Leading Article: Prepare now to lower interest rates

MONETARY COMMITTEES propose, the markets dispose. Just as the worthy economists on the Monetary Policy Committee of the Bank of England start their two-day deliberations, Wall Street has chosen to go into sharp reverse - dragging the UK

FT-SE index behind it.

It is a timely reminder to the noble economists that this time their decision on interest rates is important. And not just because of the growing plight of British manufacturing industry. All the evidence is that service industries and the small company sector are also beginning to suffer from high interest rates and a strong pound. If you add to this an American- led fall in the equity markets, then you are talking of serious recession.

It may be that these fears are exaggerated. Short-term falls in Wall Street have been seen before, only for renewed highs to be achieved only a few months later. But this time there is a real feeling that the Wall Street reverses represent two important factors that will affect us all.

One is that the impact of the Asian crisis is now working backwards into Western exports and US growth. The second point is that the latest fall comes in the wake of a growing sense that stocks are seriously overvalued by the current market boom

Time was when these issues could be regarded as the arcane considerations of rich investors.

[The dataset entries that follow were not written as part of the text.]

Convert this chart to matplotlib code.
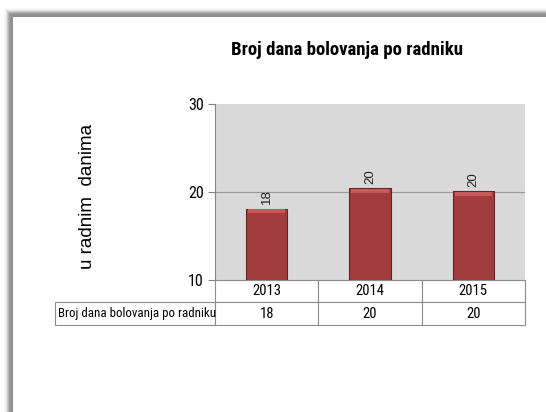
import os
import matplotlib
matplotlib.use("Agg")
from matplotlib import pyplot as plt
from matplotlib import font_manager
from matplotlib.font_manager import FontProperties
from matplotlib.lines import Line2D
from matplotlib.patches import Rectangle

# data
years = ["2013", "2014", "2015"]
values = [18.1, 20.4, 20.1]
value_labels = ["18", "20", "20"]
row_label = "Broj dana bolovanja po radniku"
title = "Broj dana bolovanja po radniku"
ylabel = "u radnim  danima"
yticks = [10, 20, 30]

files = {os.path.basename(f.fname): f.fname for f in font_manager.fontManager.ttflist}

def pick(cands):
    for c in cands:
        if c in files:
            return files[c]
    return None

reg_file = pick(["LiberationSansNarrow-Regular.ttf", "RobotoCondensed-Regular.ttf",
                 "PTSansNarrow-Regular.ttf", "ArchivoNarrow[wght].ttf",
                 "DejaVuSansCondensed.ttf"])
bold_file = pick(["LiberationSansNarrow-Bold.ttf", "RobotoCondensed-Bold.ttf",
                  "PTSansNarrow-Bold.ttf", "DejaVuSansCondensed-Bold.ttf"])

def narrow(size, bold=False):
    f = bold_file if bold else reg_file
    if f:
        return FontProperties(fname=f, size=size)
    return FontProperties(family="Liberation Sans", size=size,
                          weight="bold" if bold else "normal")

W, H = 546, 412
fig = plt.figure(figsize=(W / 100, H / 100), dpi=100)

# frame with soft shadow (pixel coords -> figure coords)
def px(x, y):
    return x / W, 1 - y / H

x_in, y_in = 12.5, 16.0
shades = [0.56, 0.56, 0.58, 0.62, 0.70, 0.80, 0.89, 0.95, 0.98]
for k, g in enumerate(shades):
    d = k + 0.5
    xs = [x_in - d, x_in - d, W + 10]
    ys = [H + 10, y_in - d, y_in - d]
    fx = [px(a, b)[0] for a, b in zip(xs, ys)]
    fy = [px(a, b)[1] for a, b in zip(xs, ys)]
    fig.add_artist(Line2D(fx, fy, color=str(g), lw=0.75, solid_joinstyle="miter"))

ax = fig.add_axes([215 / W, 1 - 280 / H, 310 / W, 176 / H])
ax.set_facecolor("#d9d9d9")

x = range(len(years))
ax.bar(x, values, width=0.4, color="#a03c3c", edgecolor="#6a2424", linewidth=0.8, zorder=3)
# light bevel on top of each bar
ax.bar(x, [0.45] * len(values), bottom=[v - 0.5 for v in values], width=0.36,
       color="#c65a5a", linewidth=0, zorder=4)

for i, v in enumerate(values):
    ax.text(i, v + 0.5, value_labels[i], rotation=90, ha="center", va="bottom",
            fontsize=9.5, family="Liberation Sans", color="#222222")

ax.set_xlim(-0.5, len(years) - 0.5)
ax.set_ylim(10, 30)
ax.set_yticks(yticks)
ax.set_yticklabels([str(t) for t in yticks], fontproperties=narrow(11.5))
ax.set_xticks([])
ax.tick_params(axis="y", direction="out", length=5, color="#868686", pad=3)
ax.grid(axis="y", color="#9a9a9a", lw=0.8, zorder=1)
ax.get_ygridlines()[-1].set_visible(False)
ax.get_ygridlines()[0].set_visible(False)
for s in ["top", "right", "bottom"]:
    ax.spines[s].set_visible(False)
ax.spines["left"].set_color("#868686")
ax.spines["left"].set_linewidth(0.8)

# data table under the axes (axes coords)
row_h = 0.1278
lab_w = 0.516
col_w = 1 / len(years)
cell_kw = dict(transform=ax.transAxes, clip_on=False, facecolor="white",
               edgecolor="#8c8c8c", linewidth=0.8)
ax.add_patch(Rectangle((-lab_w, -2 * row_h), lab_w, row_h, **cell_kw))
for j, yr in enumerate(years):
    ax.add_patch(Rectangle((j * col_w, -row_h), col_w, row_h, **cell_kw))
    ax.add_patch(Rectangle((j * col_w, -2 * row_h), col_w, row_h, **cell_kw))
    ax.text((j + 0.5) * col_w, -0.5 * row_h, yr, transform=ax.transAxes,
            ha="center", va="center", fontproperties=narrow(10.5))
    ax.text((j + 0.5) * col_w, -1.5 * row_h, value_labels[j], transform=ax.transAxes,
            ha="center", va="center", fontproperties=narrow(10.5))
ax.text(-lab_w + 0.01, -1.5 * row_h, row_label, transform=ax.transAxes,
        ha="left", va="center", fontproperties=narrow(9.3))

fig.text(347 / W, 1 - 50 / H, title, ha="center", va="center",
         fontproperties=narrow(13.5, bold=True))
fig.text(87 / W, 1 - 196 / H, ylabel, rotation=90, ha="center", va="center",
         fontsize=13.5, family="Liberation Sans")

fig.savefig("out.png", dpi=100)
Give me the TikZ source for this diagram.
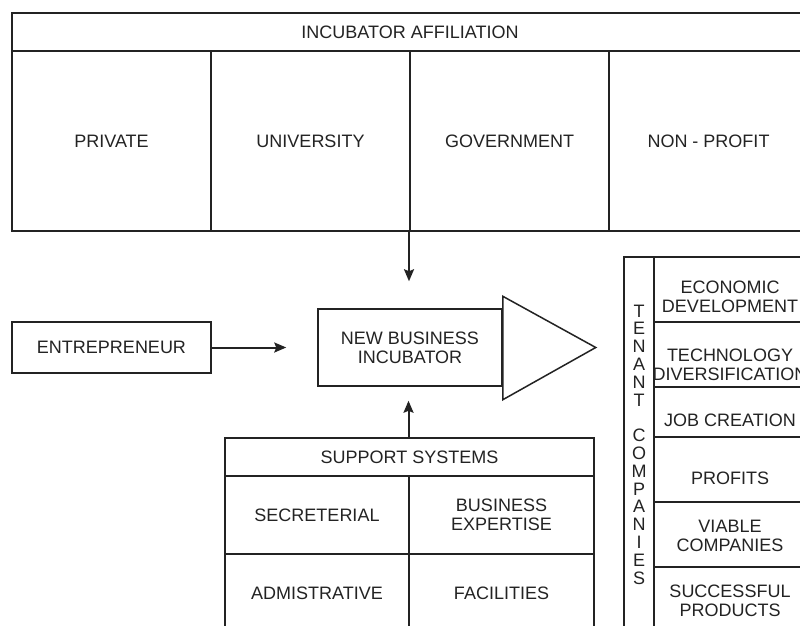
\documentclass[tikz,border=0pt]{standalone}
\usepackage{fontspec}
\setmainfont{Liberation Sans}
\usetikzlibrary{arrows.meta,calc}
\definecolor{ink}{RGB}{35,35,35}
\begin{document}
\begin{tikzpicture}[x=1pt,y=-1pt,line width=1.5pt,
  box/.style={draw=ink,line width=1.5pt,inner sep=0pt,align=center,text=ink,font=\fontsize{18}{19}\selectfont},
  lbl/.style={inner sep=0pt,align=center,text=ink,font=\fontsize{18}{18.5}\selectfont},
  arr/.style={draw=ink,line width=2pt,-{Stealth[length=12pt,width=10pt,inset=2pt]}}]
\useasboundingbox (0,0) rectangle (800,626);
\clip (0,0) rectangle (800,626);
\fill[white] (0,0) rectangle (800,626);
% incubator affiliation
\node[box,minimum width=796pt,minimum height=38pt] (affil) at (410,32) {INCUBATOR AFFILIATION};
\node[box,minimum width=199pt,minimum height=180pt] (private) at (111.5,141) {PRIVATE};
\node[box,minimum width=199pt,minimum height=180pt] (univ) at (310.5,141) {UNIVERSITY};
\node[box,minimum width=199pt,minimum height=180pt] (gov) at (509.5,141) {GOVERNMENT};
\node[box,minimum width=199pt,minimum height=180pt] (nonprofit) at (708.5,141) {NON - PROFIT};
% entrepreneur and incubator
\node[box,minimum width=199pt,minimum height=51pt] (entre) at (111.5,347.5) {ENTREPRENEUR};
\node[box,minimum width=184pt,minimum height=77pt] (incub) at (410,347.5) {NEW BUSINESS\\INCUBATOR};
\draw[ink,line width=1.5pt] (incub.north east) ++(0,-12) coordinate (tritop)
  -- ($(incub.east)+(93,0)$) coordinate (tritip)
  -- ($(incub.south east)+(0,13)$) coordinate (tribot) -- cycle;
% support systems
\node[box,minimum width=369pt,minimum height=38pt] (support) at (409.5,457) {SUPPORT SYSTEMS};
\node[box,minimum width=184pt,minimum height=78pt] (secr) at (317,515) {SECRETERIAL};
\node[box,minimum width=185pt,minimum height=78pt] (expert) at (501.5,515) {BUSINESS\\EXPERTISE};
\node[box,minimum width=184pt,minimum height=78pt] (admin) at (317,593) {ADMISTRATIVE};
\node[box,minimum width=185pt,minimum height=78pt] (facil) at (501.5,593) {FACILITIES};
% tenant companies
\node[box,minimum width=30pt,minimum height=375pt,font=\fontsize{18}{17.8}\selectfont] (tenant) at (639,444.5)
  {T\\E\\N\\A\\N\\T\\\mbox{}\\C\\O\\M\\P\\A\\N\\I\\E\\S};
\node[box,minimum width=152pt,minimum height=65pt] (econ) at (730,289.5) {};
\node[box,minimum width=152pt,minimum height=65pt] (tech) at (730,354.5) {};
\node[box,minimum width=152pt,minimum height=50pt] (job) at (730,412) {};
\node[box,minimum width=152pt,minimum height=65pt] (profit) at (730,469.5) {};
\node[box,minimum width=152pt,minimum height=65pt] (viable) at (730,534.5) {};
\node[box,minimum width=152pt,minimum height=65pt] (success) at (730,599.5) {};
\node[lbl] (econT) at (730,297) {ECONOMIC\\DEVELOPMENT};
\node[lbl] (techT) at (730,365) {TECHNOLOGY\\DIVERSIFICATION};
\node[lbl] (jobT) at (730,420) {JOB CREATION};
\node[lbl] (profitT) at (730,478) {PROFITS};
\node[lbl] (viableT) at (730,536) {VIABLE\\COMPANIES};
\node[lbl] (successT) at (730,601) {SUCCESSFUL\\PRODUCTS};
% arrows
\draw[arr,shorten >=27pt] ([xshift=-1pt]incub.north |- univ.south) -- ([xshift=-1pt]incub.north);
\draw[arr,shorten >=31pt] (entre.east) -- (incub.west);
\draw[arr,shorten >=14pt] ([xshift=-1pt]support.north) -- ([xshift=-1pt]support.north |- incub.south);
\end{tikzpicture}
\end{document}
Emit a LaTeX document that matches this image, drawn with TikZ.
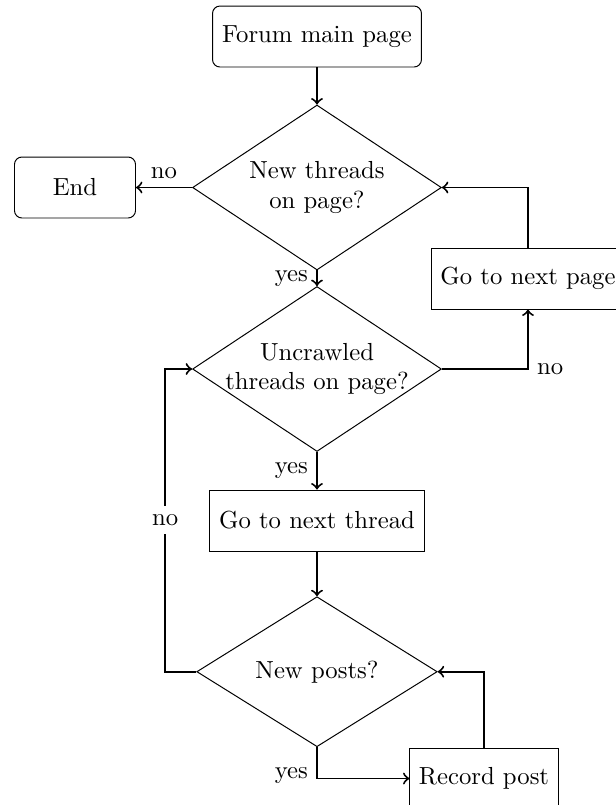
\documentclass[tikz,border=0pt]{standalone}
\usetikzlibrary{shapes.geometric}
\begin{document}
\begin{tikzpicture}[x=0.405pt,y=-0.405pt,
  rbox/.style={draw, rounded corners=3pt, minimum height=24.7pt, inner sep=0pt},
  sbox/.style={draw, minimum height=24.7pt, inner sep=0pt},
  dec/.style={draw, diamond, inner sep=0pt},
  dtext/.style={align=center, inner sep=0pt},
  conn/.style={thick, ->},
  lab/.style={inner sep=3.33pt}]
\clip (0,0) rectangle (616,805);
% nodes
\node[rbox, minimum width=84.6pt] (forum) at (317,36.5) {Forum main page};
\node[dec, minimum width=100.8pt, minimum height=66.8pt] (d1) at (317,187.5) {};
\node[dtext] (t1) at (d1.center) {New threads\\on page?};
\node[rbox, minimum width=49pt] (end) at (75,187.5) {End};
\node[sbox, minimum width=77.8pt] (gp) at (528,278.5) {Go to next page};
\node[dec, minimum width=100.8pt, minimum height=66.8pt] (d2) at (317,369) {};
\node[dtext] (t2) at (d2.center) {Uncrawled\\threads on page?};
\node[sbox, minimum width=87pt] (gt) at (317,520.5) {Go to next thread};
\node[dec, minimum width=97.4pt, minimum height=60.75pt] (d3) at (317,671.7) {};
\node[dtext] (t3) at (d3.center) {New posts?};
\node[sbox, minimum width=60pt] (rec) at (484,778.5) {Record post};
% connectors
\draw[conn] (forum) -- (d1);
\draw[conn] (d1.west) -- node[lab, above] {no} (end);
\draw[conn] (d1.south) -- node[lab, left] {yes} (d2.north);
\draw[conn] (gp.north) |- (d1.east);
\draw[conn] (d2.east) -| node[lab, pos=0.5, right] {no} (gp.south);
\draw[conn] (d2.south) -- node[lab, left] {yes} (gt.north);
\draw[conn] (gt) -- (d3.north);
\draw[conn] (d3.west) -- ++(-31,0) |- node[lab, pos=0.25, fill=white] {no} (d2.west);
\draw[conn] (d3.south) |- node[lab, pos=0.45, left] {yes} (rec.west);
\draw[conn] (rec.north) |- (d3.east);
\end{tikzpicture}
\end{document}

But wemust learn that markets do control all our lives, and that a fall in shares at this stage could have dramatic consequences on everything from pensions to house prices.

The Monetary Committee can no longer afford to see its task solely in terms of UK inflationary pressures. Simply to hold interest rates may no longer be enough. The Bank has to start preparing itself to pull them down rapidly if the evidence of recession mounts over the next couple of months.